PRESS RELEASES: Advertiser may not issue any press release or make any public announcement(s) relating to this Agreement or the relationship established by this Agreement without the express prior written consent of Meridian, however, Meridian may make informational references to its Advertising Programs and Advertiser's participation therein in press releases without obtaining Advertiser's consent.
MISCELLANEOUS: If any provision in this Agreement is held to be invalid or unenforceable for any reason, the remaining provisions will continue in full force and without being impaired or invalidated in any way. Advertiser agrees to work with Meridian to replace any invalid provision with a valid provision, which most closely approximates the intent and economic effect of the invalid provision.
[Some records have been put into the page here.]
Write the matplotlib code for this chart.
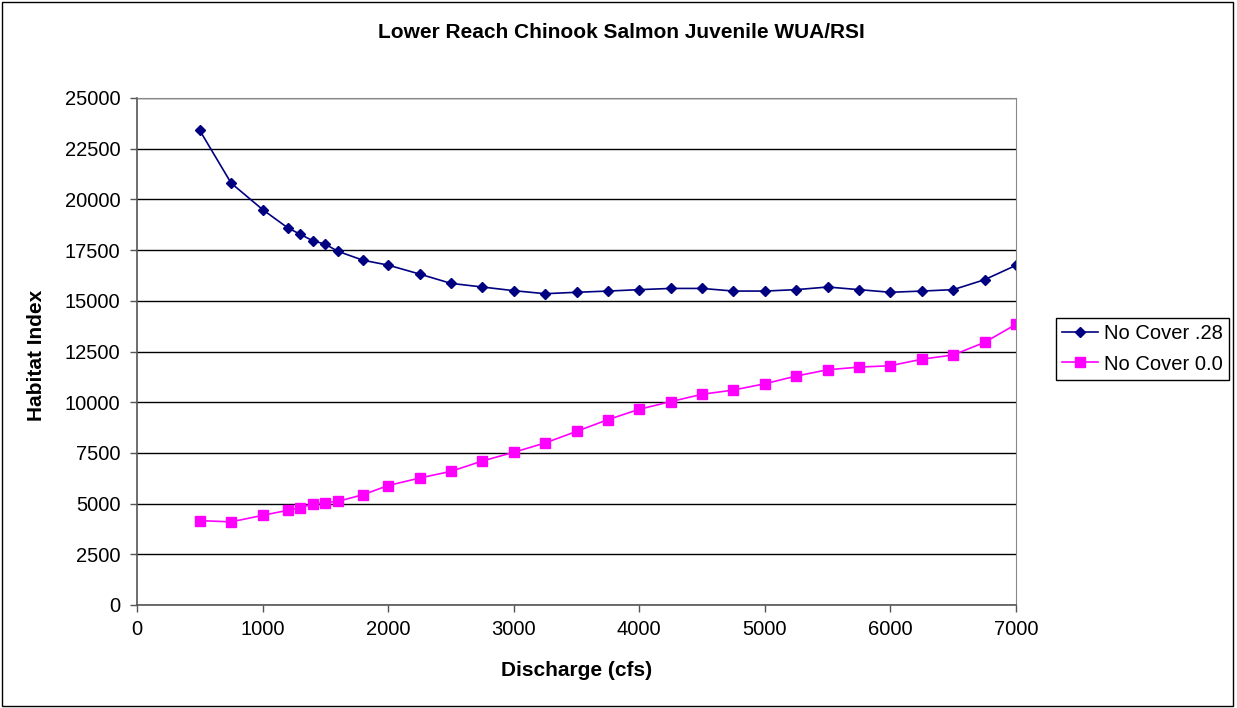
import matplotlib.pyplot as plt
from matplotlib.patches import Rectangle

plt.rcParams['font.family'] = ['Liberation Sans', 'DejaVu Sans']

# discharge steps (cfs)
discharge = [500, 750, 1000, 1200, 1300, 1400, 1500, 1600, 1800, 2000,
             2250, 2500, 2750, 3000, 3250, 3500, 3750, 4000, 4250, 4500,
             4750, 5000, 5250, 5500, 5750, 6000, 6250, 6500, 6750, 7000]

# habitat index for each cover criterion
cover_028 = [23400, 20800, 19500, 18600, 18280, 17960, 17790, 17440, 17000, 16760,
             16320, 15860, 15680, 15500, 15350, 15420, 15480, 15550, 15610, 15610,
             15480, 15480, 15550, 15680, 15550, 15420, 15480, 15550, 16040, 16750]
cover_00 = [4160, 4100, 4420, 4670, 4800, 4980, 5050, 5110, 5440, 5890,
            6260, 6590, 7100, 7530, 7990, 8560, 9140, 9650, 10030, 10390,
            10600, 10910, 11290, 11600, 11730, 11800, 12120, 12330, 12950, 13840]

fig = plt.figure(figsize=(12.37, 7.08), dpi=100)
ax = fig.add_axes([137 / 1237, 1 - 605 / 708, 879 / 1237, 507 / 708])

ax.plot(discharge, cover_028, color='#000080', marker='D', markersize=5.5,
        linewidth=1.2, label='No Cover .28')
ax.plot(discharge, cover_00, color='#FF00FF', marker='s', markersize=6.5,
        linewidth=1.2, label='No Cover 0.0')

ax.set_xlim(0, 7000)
ax.set_ylim(0, 25000)
ax.set_xticks(range(0, 7001, 1000))
ax.set_yticks(range(0, 25001, 2500))
ax.yaxis.grid(True, color='black', linewidth=1)
ax.set_axisbelow(True)

ax.tick_params(labelsize=14.5, direction='out', length=5, width=1, color='#555555')
ax.tick_params(axis='y', pad=7)
ax.tick_params(axis='x', pad=6)
for side in ['top', 'right']:
    ax.spines[side].set_color('#888888')
for side in ['left', 'bottom']:
    ax.spines[side].set_color('#555555')
    ax.spines[side].set_linewidth(1.2)

fig.text(577 / 1237, 1 - 671 / 708, 'Discharge (cfs)', fontsize=15,
         fontweight='bold', ha='center', va='center')
fig.text(37 / 1237, 1 - 355 / 708, 'Habitat Index', fontsize=15,
         fontweight='bold', ha='center', va='center', rotation=90)
fig.text(621 / 1237, 1 - 33 / 708, 'Lower Reach Chinook Salmon Juvenile WUA/RSI',
         fontsize=15, fontweight='bold', ha='center', va='center')

leg = ax.legend(loc='center left', bbox_to_anchor=(1056 / 1237, 1 - 349 / 708),
                bbox_transform=fig.transFigure, fontsize=14.5, fancybox=False,
                edgecolor='black', framealpha=1, borderpad=0.3, borderaxespad=0,
                handlelength=1.8, handletextpad=0.3, labelspacing=0.55)
leg.get_frame().set_linewidth(1)

# outer chart border
fig.patches.append(Rectangle((0.002, 0.003), 0.995, 0.994, transform=fig.transFigure,
                             fill=False, edgecolor='black', linewidth=1))

fig.savefig('out.png', dpi=100)
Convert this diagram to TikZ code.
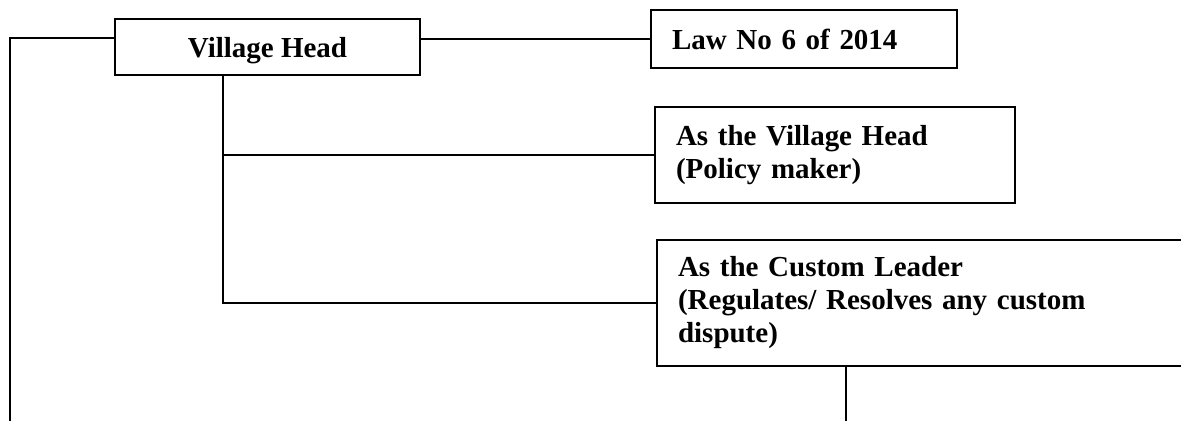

Advertiser shall not assign this Agreement or any right, interest or benefit under this Agreement without the prior written consent of Meridian. Subject to the foregoing, this Agreement shall bind and inure to the benefit of both parties and their respective heirs, executors, administrators, successors and assigns. Meridian may assign and transfer this Agreement in whole or in part and may delegate its duties or assign its rights hereunder at any time. This Agreement and any applicable Insertion Orders constitute the entire agreement between the parties relating to the participation in Meridian's Advertising Services. This Agreement shall be governed by and construed according with the laws of the State of Virginia. Advertiser hereby irrevocably consents to the personal jurisdiction of and venue in the state and federal courts located in Chesterfield County, Virginia with respect to any action, claim or proceeding arising out of or relating to this Agreement. This Agreement supersedes all prior and/or contemporaneous Agreements and Advertiser agrees it has relied upon no representations, oral or otherwise, not contained within this Agreement. Meridian reserves the right to change the terms to this Agreement by posting such changes on the Meridian Web site. Advertiser's continued participation in any Meridian Advertising Service following such changes shall be deemed an assent to such changes.